All times Eastern Daylight and based on Northern Hemisphere viewing:
May 2 — First Quarter Moon, 10:47 p.m. At this phase, the Moon appears half full. One-half of the Moon is illuminated by direct sunlight while the illuminated part is increasing.
May 6 — Get outside to view the Eta Aquarid Meteor Shower, which peaks on this date. The best viewing is between 2 a.m. and 4 a.m., looking to the southeast. The Eta Aquarids get their name because their radiant lies within the constellation Aquarius, near one of the constellation’s brightest stars, Eta Aquarii. These showers come from the cosmic dust of Halley’s Comet. Look for “Earthgrazers,” which are meteors that skip along the atmosphere like stones on a pond, in slow motion. These fireballs are quite a sight to behold, even if you only see one!
May 7 — Right after sunset, look to the southeast to see the waxing gibbous Moon pair up with Jupiter. It will be bright and spectacular! Then as darkness falls, look for the star Spica to come out below them both. On the 8th, the Moon will be directly to the left of Spica, with Jupiter above them to the right.
May 7 – Observers with binoculars will be able to locate Mars to the upper right of the brighter orange-hued star, Aldebaran, the two objects being 6° apart this evening. But Mars is still an easy naked-eye object at dusk — look for it in the west-northwest.
May 10 — Full Moon, 5:42 p.m. The visible Moon is fully illuminated by direct sunlight. Though the Moon is only technically in this phase for a few seconds, it is considered “full” for the entire day of the event, and appears full for three days. May’s full Moon is called the Full Flower Moon.
Learn about the folklore surrounding May’s full Moon in this short Farmers’ Almanac video.
May 12 — The waning gibbous Moon is at apogee, its farthest point from Earth. (An easy way to remember: Apogee = Away)
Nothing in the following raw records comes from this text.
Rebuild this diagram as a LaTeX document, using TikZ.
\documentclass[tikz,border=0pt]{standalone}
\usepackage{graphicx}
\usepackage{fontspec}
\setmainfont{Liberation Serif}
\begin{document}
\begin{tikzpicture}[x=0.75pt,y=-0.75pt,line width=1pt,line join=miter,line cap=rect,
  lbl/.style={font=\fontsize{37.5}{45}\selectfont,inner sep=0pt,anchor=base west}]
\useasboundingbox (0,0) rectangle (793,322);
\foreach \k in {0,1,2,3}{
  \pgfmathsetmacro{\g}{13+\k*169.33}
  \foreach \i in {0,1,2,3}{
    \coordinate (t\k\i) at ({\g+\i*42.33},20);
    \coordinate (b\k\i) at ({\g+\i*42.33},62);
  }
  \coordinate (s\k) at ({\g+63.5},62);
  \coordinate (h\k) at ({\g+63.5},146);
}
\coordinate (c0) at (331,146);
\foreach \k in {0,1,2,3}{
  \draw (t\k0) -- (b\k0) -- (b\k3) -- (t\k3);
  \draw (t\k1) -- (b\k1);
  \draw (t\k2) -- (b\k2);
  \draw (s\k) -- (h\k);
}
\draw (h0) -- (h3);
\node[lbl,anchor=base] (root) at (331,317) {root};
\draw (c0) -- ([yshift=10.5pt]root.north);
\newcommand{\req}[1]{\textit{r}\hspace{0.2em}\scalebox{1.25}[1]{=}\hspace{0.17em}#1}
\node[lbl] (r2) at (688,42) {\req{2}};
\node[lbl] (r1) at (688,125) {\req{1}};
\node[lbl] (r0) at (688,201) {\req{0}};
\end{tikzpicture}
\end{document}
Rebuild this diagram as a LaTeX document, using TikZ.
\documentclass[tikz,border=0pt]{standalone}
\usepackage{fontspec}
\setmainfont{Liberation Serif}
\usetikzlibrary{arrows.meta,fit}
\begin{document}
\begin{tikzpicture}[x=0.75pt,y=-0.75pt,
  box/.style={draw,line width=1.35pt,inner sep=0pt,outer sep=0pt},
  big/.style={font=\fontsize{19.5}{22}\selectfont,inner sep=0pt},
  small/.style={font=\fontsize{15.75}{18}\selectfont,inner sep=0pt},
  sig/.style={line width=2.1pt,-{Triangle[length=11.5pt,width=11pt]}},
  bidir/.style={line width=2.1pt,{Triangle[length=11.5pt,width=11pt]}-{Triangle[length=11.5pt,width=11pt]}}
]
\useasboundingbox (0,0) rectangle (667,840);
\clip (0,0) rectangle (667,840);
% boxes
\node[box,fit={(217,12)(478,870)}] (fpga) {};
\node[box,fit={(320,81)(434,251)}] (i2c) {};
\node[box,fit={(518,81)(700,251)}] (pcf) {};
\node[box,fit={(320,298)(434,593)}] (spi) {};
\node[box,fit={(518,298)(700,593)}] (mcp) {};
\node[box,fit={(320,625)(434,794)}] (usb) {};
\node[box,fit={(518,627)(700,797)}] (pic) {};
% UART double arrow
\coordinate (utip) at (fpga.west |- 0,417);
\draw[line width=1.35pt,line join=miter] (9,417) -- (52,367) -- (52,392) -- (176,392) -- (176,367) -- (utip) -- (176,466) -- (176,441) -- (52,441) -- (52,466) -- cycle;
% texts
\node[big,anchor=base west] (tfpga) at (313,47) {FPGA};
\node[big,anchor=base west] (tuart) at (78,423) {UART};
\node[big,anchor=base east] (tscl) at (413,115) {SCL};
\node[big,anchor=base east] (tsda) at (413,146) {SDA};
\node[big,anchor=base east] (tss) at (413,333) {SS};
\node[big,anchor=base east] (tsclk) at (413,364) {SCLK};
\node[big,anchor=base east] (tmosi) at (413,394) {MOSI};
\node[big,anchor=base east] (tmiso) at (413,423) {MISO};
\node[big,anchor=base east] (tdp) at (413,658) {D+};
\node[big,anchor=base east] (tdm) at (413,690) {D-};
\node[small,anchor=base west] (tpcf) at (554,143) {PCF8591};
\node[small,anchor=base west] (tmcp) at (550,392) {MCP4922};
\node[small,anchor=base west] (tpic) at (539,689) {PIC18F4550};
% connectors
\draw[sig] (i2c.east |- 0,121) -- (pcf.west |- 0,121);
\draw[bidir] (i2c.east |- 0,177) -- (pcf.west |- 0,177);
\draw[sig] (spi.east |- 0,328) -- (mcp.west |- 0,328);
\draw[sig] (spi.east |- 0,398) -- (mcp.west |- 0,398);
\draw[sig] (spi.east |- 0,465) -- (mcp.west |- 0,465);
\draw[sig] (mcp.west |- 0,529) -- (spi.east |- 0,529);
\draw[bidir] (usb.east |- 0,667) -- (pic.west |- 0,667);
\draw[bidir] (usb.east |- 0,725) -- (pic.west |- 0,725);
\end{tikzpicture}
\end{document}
May 13 — Look to the southeast in the late evening to see the nearly-full waning gibbous Moon and the planet Saturn paired up on the horizon. See if you can also spot the star Antares to their right. You can also spot this same trio in the western sky before dawn.
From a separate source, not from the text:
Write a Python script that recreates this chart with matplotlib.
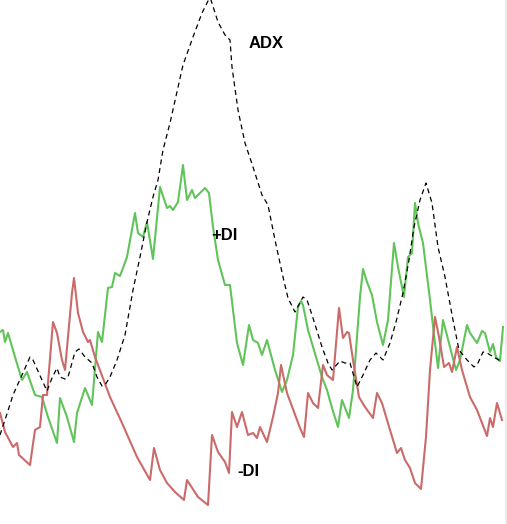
import matplotlib

matplotlib.use("Agg")
import matplotlib.pyplot as plt

# +DI (green): x position, value (screen rows, top = 0)
plus_di_x = [0, 3, 5, 8, 15, 22, 27, 35, 42, 48, 57, 60, 67, 74, 77, 85, 92, 98, 102, 108,
             112, 115, 120, 127, 135, 138, 143, 147, 153, 160, 167, 170, 173, 178, 183, 187,
             192, 195, 205, 209, 213, 218, 225, 230, 237, 243, 249, 253, 258, 262, 267, 275,
             282, 287, 293, 298, 301, 303, 308, 322, 327, 332, 338, 342, 349, 353, 360, 363,
             367, 372, 377, 383, 388, 394, 398, 404, 408, 412, 415, 418, 423, 430, 435, 438,
             443, 450, 456, 460, 467, 470, 477, 482, 485, 490, 493, 496, 500, 503]
plus_di_y = [332, 330, 342, 333, 357, 380, 372, 395, 397, 417, 443, 398, 417, 442, 413, 388,
             405, 332, 342, 288, 287, 273, 276, 257, 213, 233, 237, 222, 259, 187, 208, 206,
             210, 202, 165, 200, 190, 198, 188, 193, 227, 260, 285, 285, 343, 365, 325, 340,
             343, 355, 340, 370, 392, 380, 355, 307, 301, 305, 330, 377, 390, 408, 427, 400,
             418, 390, 297, 269, 282, 295, 322, 345, 320, 243, 267, 297, 257, 253, 203, 223,
             243, 300, 343, 368, 320, 347, 370, 360, 325, 333, 343, 331, 333, 352, 344, 357,
             361, 327]

# -DI (red)
minus_di_x = [0, 5, 13, 17, 19, 30, 35, 40, 43, 47, 53, 57, 62, 65, 72, 74, 78, 83, 88, 90,
              95, 110, 122, 137, 150, 154, 160, 167, 175, 184, 187, 198, 208, 212, 218, 225,
              229, 232, 237, 242, 248, 253, 257, 260, 267, 273, 278, 281, 287, 300, 304, 308,
              313, 318, 323, 327, 333, 339, 343, 347, 349, 353, 359, 365, 373, 377, 382, 390,
              397, 401, 405, 410, 415, 421, 426, 430, 435, 439, 444, 449, 452, 457, 462, 470,
              477, 482, 487, 490, 493, 497, 502]
minus_di_y = [413, 432, 447, 443, 455, 465, 430, 427, 395, 395, 322, 333, 360, 370, 293, 278,
              313, 332, 342, 340, 357, 397, 423, 457, 480, 448, 470, 483, 492, 500, 480, 497,
              505, 435, 452, 462, 473, 412, 427, 412, 435, 433, 438, 427, 442, 417, 393, 365,
              393, 428, 437, 393, 403, 408, 365, 375, 380, 308, 338, 332, 333, 360, 397, 407,
              418, 393, 403, 430, 453, 448, 460, 468, 483, 489, 437, 370, 317, 337, 367, 363,
              372, 347, 370, 397, 410, 423, 436, 418, 427, 403, 420]

# ADX (black dashed)
adx_x = [0, 5, 13, 22, 30, 33, 42, 47, 52, 57, 60, 65, 68, 75, 79, 85, 92, 97, 102, 105, 110,
         117, 125, 133, 140, 147, 153, 158, 163, 170, 183, 193, 202, 210, 218, 225, 230, 232,
         238, 245, 253, 262, 268, 275, 283, 288, 295, 303, 307, 313, 322, 328, 332, 340, 345,
         350, 357, 363, 370, 376, 383, 390, 396, 403, 409, 414, 420, 426, 432, 438, 445, 453,
         459, 467, 474, 478, 483, 487, 497, 502]
adx_y = [435, 420, 395, 375, 357, 360, 380, 391, 378, 368, 377, 379, 377, 352, 349, 357, 363,
         377, 386, 385, 377, 360, 335, 290, 257, 222, 197, 180, 150, 123, 65, 37, 13, -3, 22,
         35, 40, 67, 110, 143, 167, 195, 205, 240, 277, 298, 312, 297, 300, 318, 347, 363, 370,
         361, 363, 363, 387, 375, 360, 353, 360, 343, 322, 293, 260, 227, 200, 183, 203, 247,
         277, 320, 350, 360, 367, 363, 352, 353, 359, 362]

labels = ["ADX", "+DI", "-DI"]
label_pos = [(249, 43), (211, 236), (237, 472)]

fig = plt.figure(figsize=(5.07, 5.24), dpi=100)
ax = fig.add_axes([0, 0, 1, 1])

ax.plot(plus_di_x, plus_di_y, color="#60c45a", linewidth=1.5, solid_joinstyle="round")
ax.plot(minus_di_x, minus_di_y, color="#cb6a6a", linewidth=1.5, solid_joinstyle="round")
ax.plot(adx_x, adx_y, color="black", linewidth=0.9, linestyle=(0, (4, 3)))

for text, (tx, ty) in zip(labels, label_pos):
    ax.text(tx, ty, text, fontsize=12, fontweight="bold", family="Liberation Sans",
            ha="left", va="center", color="black")

# faint border strip on the right edge of the screenshot
ax.axvline(506, color="#ececec", linewidth=2)

ax.set_xlim(0, 507)
ax.set_ylim(524, 0)
ax.axis("off")

fig.savefig("out.png", dpi=100, facecolor="white")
May 17 — Mercury, the planet nearest to the Sun, reaches its greatest elongation of 26°, the farthest west of the Sun it gets in 2017.
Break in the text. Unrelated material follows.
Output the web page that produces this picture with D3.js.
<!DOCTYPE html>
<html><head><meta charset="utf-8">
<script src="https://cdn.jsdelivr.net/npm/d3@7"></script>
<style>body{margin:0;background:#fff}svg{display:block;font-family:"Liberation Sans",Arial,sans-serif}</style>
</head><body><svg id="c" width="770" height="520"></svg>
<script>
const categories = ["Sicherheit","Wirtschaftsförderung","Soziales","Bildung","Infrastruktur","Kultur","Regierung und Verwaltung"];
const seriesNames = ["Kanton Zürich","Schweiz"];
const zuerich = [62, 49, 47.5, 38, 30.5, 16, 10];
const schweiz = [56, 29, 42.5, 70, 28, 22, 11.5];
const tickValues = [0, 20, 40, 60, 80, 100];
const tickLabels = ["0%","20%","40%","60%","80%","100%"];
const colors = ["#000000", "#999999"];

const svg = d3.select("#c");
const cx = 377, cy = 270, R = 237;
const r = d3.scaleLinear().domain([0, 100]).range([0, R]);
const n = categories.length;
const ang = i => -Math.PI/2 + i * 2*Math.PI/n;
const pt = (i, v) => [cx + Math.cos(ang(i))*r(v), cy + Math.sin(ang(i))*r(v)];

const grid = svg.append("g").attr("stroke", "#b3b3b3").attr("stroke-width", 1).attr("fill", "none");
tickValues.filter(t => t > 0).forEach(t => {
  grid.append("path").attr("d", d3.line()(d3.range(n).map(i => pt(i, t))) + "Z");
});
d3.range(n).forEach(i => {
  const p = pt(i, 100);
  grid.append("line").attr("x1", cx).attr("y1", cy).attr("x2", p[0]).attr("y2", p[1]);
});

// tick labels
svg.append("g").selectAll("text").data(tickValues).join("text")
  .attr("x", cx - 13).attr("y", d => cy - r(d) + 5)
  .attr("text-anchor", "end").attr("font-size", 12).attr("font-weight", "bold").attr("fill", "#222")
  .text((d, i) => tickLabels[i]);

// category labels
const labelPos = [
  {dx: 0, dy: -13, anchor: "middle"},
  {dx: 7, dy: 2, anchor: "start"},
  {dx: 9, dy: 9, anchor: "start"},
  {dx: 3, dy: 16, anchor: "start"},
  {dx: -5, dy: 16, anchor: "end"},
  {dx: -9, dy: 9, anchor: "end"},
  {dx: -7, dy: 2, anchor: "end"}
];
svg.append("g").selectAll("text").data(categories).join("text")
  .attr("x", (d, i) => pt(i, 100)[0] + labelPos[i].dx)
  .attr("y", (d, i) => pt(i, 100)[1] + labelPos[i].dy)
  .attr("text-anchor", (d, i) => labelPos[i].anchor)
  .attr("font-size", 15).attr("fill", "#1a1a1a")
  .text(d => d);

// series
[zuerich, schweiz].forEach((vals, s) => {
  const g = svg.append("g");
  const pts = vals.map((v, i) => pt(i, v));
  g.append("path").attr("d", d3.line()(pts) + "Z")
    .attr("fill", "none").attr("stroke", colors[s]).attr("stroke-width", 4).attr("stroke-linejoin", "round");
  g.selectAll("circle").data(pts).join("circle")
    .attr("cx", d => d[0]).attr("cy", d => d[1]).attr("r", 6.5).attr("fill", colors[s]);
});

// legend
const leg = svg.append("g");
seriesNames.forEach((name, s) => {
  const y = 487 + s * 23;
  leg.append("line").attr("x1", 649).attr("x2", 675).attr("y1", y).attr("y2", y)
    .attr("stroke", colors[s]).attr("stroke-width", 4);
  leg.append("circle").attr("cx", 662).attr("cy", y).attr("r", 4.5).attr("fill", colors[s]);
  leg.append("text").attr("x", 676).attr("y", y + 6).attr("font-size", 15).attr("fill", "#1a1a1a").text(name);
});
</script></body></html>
May 18 — Last Quarter Moon, 8:33 p.m. At this phase, the Moon appears half full. One-half of the Moon is illuminated by direct sunlight while the illuminated part is decreasing, on its way to the New Moon phase.
May 21 — Before sunrise, look to the eastern horizon to see the waning crescent moon with Venus right above it. The planet Mercury is also up before dawn now, hugging the horizon, but it’s harder to see. Grab your binoculars — you won’t want to miss it!
May 23— This week, the International Space Station will be making a number of favorable passes across the United States and southern Canada and can be viewed several times during the course of a single night. For a complete schedule of visible passes over your hometown, click here.
May 25 — New Moon, 3:44 p.m. In this phase, the Moon is not illuminated by direct sunlight and is completely invisible to the naked eye. The Moon is also at perigee, its closest point to Earth for the month. This means the closest supermoon of 2017 is a New Moon, and won’t be visible to the naked eye!
May 26 – Look low to the western horizon after sunset to spot the tiny sliver of a waxing crescent Moon paired with Mars (above it, to the right). You may need binoculars to get a good look, but hurry! Both objects will disappear beneath the horizon before it gets dark.